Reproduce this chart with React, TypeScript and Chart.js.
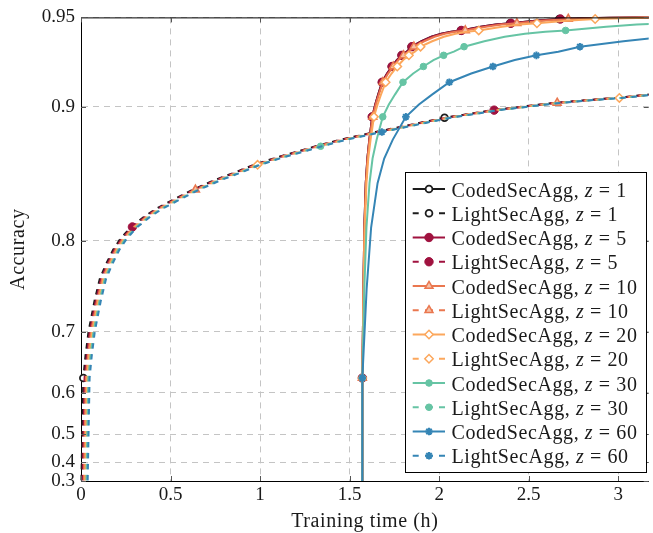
import React, { useEffect, useRef } from "react";
import { Chart, registerables } from "chart.js";
import { drawPoint } from "chart.js/helpers";

Chart.register(...registerables);

// ---------- axis description ----------
// The original y axis is stretched exponentially (accuracy a is placed at exp(k*a)).
const Y_STRETCH = 3.92;
const yMap = (a: number) => Math.exp(Y_STRETCH * a);

const xMin = 0;
const xMax = 3.17;
const xTicks = [0, 0.5, 1, 1.5, 2, 2.5, 3];
const xTickLabels = ["0", "0.5", "1", "1.5", "2", "2.5", "3"];
const yMin = 0.3;
const yMax = 0.95;
const yTickValues = [0.3, 0.4, 0.5, 0.6, 0.7, 0.8, 0.9, 0.95];
const yTickLabels = ["0.3", "0.4", "0.5", "0.6", "0.7", "0.8", "0.9", "0.95"];
const xTitle = "Training time (h)";
const yTitle = "Accuracy";

const schemes = ["CodedSecAgg", "LightSecAgg"];
const zLabels = ["1", "5", "10", "20", "30", "60"];

// ---------- CodedSecAgg (same accuracy levels, different time per round) ----------
const codedAcc = [
  0.1, 0.628, 0.752, 0.812, 0.848, 0.866, 0.879, 0.8938, 0.9015, 0.9075, 0.9148,
  0.9198, 0.9238, 0.9274, 0.93, 0.932, 0.9347, 0.9376, 0.94, 0.9416, 0.9426, 0.9433,
  0.9452, 0.9464, 0.947, 0.9483, 0.9492, 0.9496, 0.9498, 0.9499, 0.95,
];
const codedTimeZ1 = [
  1.571, 1.571, 1.577, 1.582, 1.59, 1.599, 1.61, 1.626, 1.643, 1.659, 1.681, 1.709,
  1.736, 1.764, 1.791, 1.819, 1.846, 1.901, 1.956, 2.011, 2.066, 2.121, 2.231, 2.314,
  2.396, 2.534, 2.671, 2.809, 2.946, 3.084, 3.221,
];
const codedTimeZ5 = [
  1.571, 1.571, 1.577, 1.582, 1.59, 1.599, 1.61, 1.626, 1.643, 1.66, 1.682, 1.709,
  1.737, 1.765, 1.792, 1.82, 1.848, 1.903, 1.958, 2.013, 2.069, 2.124, 2.235, 2.318,
  2.401, 2.539, 2.677, 2.815, 2.954, 3.092, 3.23,
];
const codedTimeZ10 = [
  1.571, 1.571, 1.577, 1.583, 1.591, 1.6, 1.611, 1.629, 1.646, 1.663, 1.686, 1.715,
  1.744, 1.772, 1.801, 1.83, 1.859, 1.916, 1.974, 2.031, 2.089, 2.146, 2.261, 2.347,
  2.434, 2.577, 2.721, 2.865, 3.009, 3.152, 3.296,
];
const codedTimeZ20 = [
  1.571, 1.571, 1.578, 1.584, 1.594, 1.604, 1.617, 1.636, 1.656, 1.675, 1.701, 1.734,
  1.766, 1.799, 1.831, 1.864, 1.896, 1.961, 2.026, 2.091, 2.156, 2.221, 2.351, 2.449,
  2.546, 2.709, 2.871, 3.034, 3.196,
];
const codedTimeZ30 = [
  1.571, 1.571, 1.582, 1.594, 1.611, 1.628, 1.651, 1.685, 1.719, 1.753, 1.798, 1.855,
  1.912, 1.968, 2.025, 2.082, 2.139, 2.252, 2.366, 2.479, 2.593, 2.706, 2.933, 3.103,
  3.274,
];
const codedTimeZ60 = [
  1.571, 1.571, 1.595, 1.62, 1.656, 1.693, 1.741, 1.814, 1.887, 1.96, 2.057, 2.179,
  2.3, 2.422, 2.543, 2.665, 2.786, 3.029, 3.272,
];
const codedMarkIdx = [1, 7, 10, 12, 14, 16, 21, 24, 26];

// ---------- LightSecAgg ----------
const lightTime = [
  0.0, 0.013, 0.025, 0.042, 0.075, 0.105, 0.14, 0.18, 0.22, 0.28, 0.35, 0.42, 0.5,
  0.625, 0.75, 0.85, 0.965, 1.1, 1.2, 1.31, 1.45, 1.645, 1.85, 2.03, 2.3, 2.45,
  2.645, 2.8, 2.985, 3.2,
];
const lightAcc = [
  0.1, 0.628, 0.665, 0.7, 0.738, 0.763, 0.778, 0.792, 0.802, 0.8125, 0.821, 0.828,
  0.834, 0.843, 0.8505, 0.8555, 0.8615, 0.867, 0.8705, 0.8745, 0.879, 0.884, 0.889,
  0.8932, 0.898, 0.9, 0.9025, 0.904, 0.9055, 0.9078,
];
// small start delay of each LightSecAgg run (hours), z = 1, 5, 10, 20, 30, 60
const lightLag = [0, 0.007, 0.014, 0.021, 0.028, 0.035];
const lightMarkIdx = [[1, 23], [9, 24], [13, 26], [16, 28], [19], [21]];

const codedTimes = [codedTimeZ1, codedTimeZ5, codedTimeZ10, codedTimeZ20, codedTimeZ30, codedTimeZ60];

// ---------- styles ----------
const styles = [
  { color: "#1c1c1c", point: "circle", r: 3.4, fill: "#ffffff", bw: 1.8 },
  { color: "#a0123f", point: "circle", r: 4.2, fill: "#a0123f", bw: 1 },
  { color: "#ea774f", point: "triangle", r: 4.6, fill: "#f6c2a8", bw: 1.5 },
  { color: "#fca75c", point: "rectRot", r: 4.2, fill: "#ffffff", bw: 1.5 },
  { color: "#66c4a4", point: "circle", r: 3.3, fill: "#66c4a4", bw: 1 },
  { color: "#3585b5", point: "star", r: 3.8, fill: "#3585b5", bw: 2 },
];
const DASH = [5.5, 5.5];
const FONT = '"Liberation Serif", "Times New Roman", serif';

function buildDatasets() {
  const out: any[] = [];
  const total = zLabels.length * 2;
  zLabels.forEach((z, k) => {
    const st = styles[k];
    const coded = codedTimes[k].map((t, i) => ({ x: t, y: yMap(codedAcc[i]) }));
    const light = lightTime.map((t, i) => ({ x: t + lightLag[k], y: yMap(lightAcc[i]) }));
    const mk = (marks: number[]) => (ctx: any) => (marks.includes(ctx.dataIndex) ? st.r : 0);
    [
      { data: coded, dashed: false, marks: codedMarkIdx, scheme: schemes[0] },
      { data: light, dashed: true, marks: lightMarkIdx[k], scheme: schemes[1] },
    ].forEach((d) => {
      const idx = out.length;
      out.push({
        label: `${d.scheme}, z = ${z}`,
        scheme: d.scheme,
        zText: z,
        data: d.data,
        borderColor: st.color,
        borderWidth: 2,
        borderDash: d.dashed ? DASH : [],
        tension: 0,
        fill: false,
        pointStyle: st.point,
        pointRadius: mk(d.marks),
        pointHoverRadius: 0,
        pointHitRadius: 0,
        pointBackgroundColor: st.fill,
        pointBorderColor: st.color,
        pointBorderWidth: st.bw,
        clip: { left: 6, top: 6, right: 0, bottom: 0 },
        order: total - idx,
        _style: st,
        _dashed: d.dashed,
      });
    });
  });
  return out;
}

const framePlugin = {
  id: "pgfFrame",
  afterDatasetsDraw(chart: any) {
    const { ctx, chartArea: a, scales } = chart;
    ctx.save();
    ctx.strokeStyle = "#000";
    ctx.lineWidth = 1;
    ctx.beginPath();
    ctx.moveTo(a.left, a.top + 0.5);
    ctx.lineTo(a.right, a.top + 0.5);
    ctx.stroke();
    ctx.strokeStyle = "#555";
    ctx.beginPath();
    xTicks.forEach((v) => {
      const x = Math.round(scales.x.getPixelForValue(v)) + 0.5;
      ctx.moveTo(x, a.bottom);
      ctx.lineTo(x, a.bottom - 5);
      ctx.moveTo(x, a.top);
      ctx.lineTo(x, a.top + 5);
    });
    yTickValues.forEach((v) => {
      const y = Math.round(scales.y.getPixelForValue(yMap(v))) + 0.5;
      ctx.moveTo(a.left, y);
      ctx.lineTo(a.left + 5, y);
      ctx.moveTo(a.right, y);
      ctx.lineTo(a.right - 5, y);
    });
    ctx.stroke();
    ctx.restore();
  },
  afterDraw(chart: any) {
    const { ctx, chartArea: a } = chart;
    ctx.save();
    ctx.fillStyle = "#1a1a1a";
    ctx.font = `20px ${FONT}`;
    (ctx as any).letterSpacing = "0.6px";
    ctx.textAlign = "center";
    ctx.textBaseline = "alphabetic";
    ctx.fillText(xTitle, (a.left + a.right) / 2, 527);
    ctx.save();
    ctx.translate(24, (a.top + a.bottom) / 2);
    ctx.rotate(-Math.PI / 2);
    ctx.fillText(yTitle, 0, 0);
    ctx.restore();

    // legend
    const L = 405.5, T = 172.5, R = 646.5, B = 472.5;
    ctx.fillStyle = "#ffffff";
    ctx.fillRect(L, T, R - L, B - T);
    ctx.strokeStyle = "#000";
    ctx.lineWidth = 1;
    ctx.strokeRect(L, T, R - L, B - T);
    const dsets = chart.data.datasets;
    ctx.textAlign = "left";
    dsets.forEach((ds: any, i: number) => {
      const y = 189 + 24.25 * i;
      const st = ds._style;
      ctx.save();
      ctx.strokeStyle = st.color;
      ctx.lineWidth = 2;
      ctx.setLineDash([]);
      ctx.beginPath();
      if (ds._dashed) {
        ctx.moveTo(412.7, y);
        ctx.lineTo(418.7, y);
        ctx.moveTo(425, y);
        ctx.lineTo(433, y);
        ctx.moveTo(439, y);
        ctx.lineTo(445, y);
      } else {
        ctx.moveTo(412.7, y);
        ctx.lineTo(445, y);
      }
      ctx.stroke();
      ctx.fillStyle = st.fill;
      ctx.strokeStyle = st.color;
      ctx.lineWidth = st.bw;
      drawPoint(ctx, { pointStyle: st.point, radius: st.r, rotation: 0, borderWidth: st.bw } as any, 429, y);
      ctx.restore();

      const base = y + 7.5;
      let x = 451.5;
      ctx.fillStyle = "#1a1a1a";
      ctx.font = `20px ${FONT}`;
      const p1 = `${ds.scheme}, `;
      ctx.fillText(p1, x, base);
      x += ctx.measureText(p1).width;
      ctx.font = `italic 20px ${FONT}`;
      ctx.fillText("z", x, base);
      x += ctx.measureText("z").width;
      ctx.font = `20px ${FONT}`;
      ctx.fillText(` = ${ds.zText}`, x, base);
    });
    ctx.restore();
  },
};

export default function App() {
  const ref = useRef<HTMLCanvasElement>(null);
  useEffect(() => {
    if (!ref.current) return;
    const tickFont = { family: FONT, size: 19 };
    const chart = new Chart(ref.current, {
      type: "line",
      data: { datasets: buildDatasets() },
      options: {
        responsive: false,
        devicePixelRatio: 1,
        animation: false,
        events: [],
        layout: { padding: { top: 15, left: 0, right: 0, bottom: 0 } },
        plugins: { legend: { display: false }, tooltip: { enabled: false } },
        scales: {
          x: {
            type: "linear",
            min: xMin,
            max: xMax,
            afterBuildTicks: (s: any) => {
              s.ticks = xTicks.map((v) => ({ value: v }));
            },
            afterFit: (s: any) => {
              s.height = 52;
            },
            ticks: {
              font: tickFont,
              color: "#1a1a1a",
              padding: 3,
              maxRotation: 0,
              autoSkip: false,
              callback: (_v: any, i: number) => xTickLabels[i],
            },
            grid: { color: "#c4c4c4", lineWidth: 1, drawTicks: false },
            border: { display: true, color: "#000", width: 1, dash: [6, 5] },
          },
          y: {
            type: "linear",
            min: yMap(yMin),
            max: yMap(yMax),
            afterBuildTicks: (s: any) => {
              s.ticks = yTickValues.map((v) => ({ value: yMap(v) }));
            },
            afterFit: (s: any) => {
              s.width = 81;
            },
            ticks: {
              font: tickFont,
              color: "#1a1a1a",
              padding: 6,
              autoSkip: false,
              callback: (_v: any, i: number) => yTickLabels[i],
            },
            grid: { color: "#c4c4c4", lineWidth: 1, drawTicks: false },
            border: { display: true, color: "#000", width: 1, dash: [6, 5] },
          },
        },
      } as any,
      plugins: [framePlugin],
    });
    return () => chart.destroy();
  }, []);
  return (
    <div style={{ position: "fixed", left: 0, top: 0, width: 653, height: 533, background: "#fff" }}>
      <canvas ref={ref} width={653} height={533} style={{ display: "block", width: 653, height: 533 }} />
    </div>
  );
}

Instructions for the task:
Out of the material above, select every line that holds the string "React".

Written response:
Reproduce this chart with React, TypeScript and Chart.js.
import React, { useEffect, useRef } from "react";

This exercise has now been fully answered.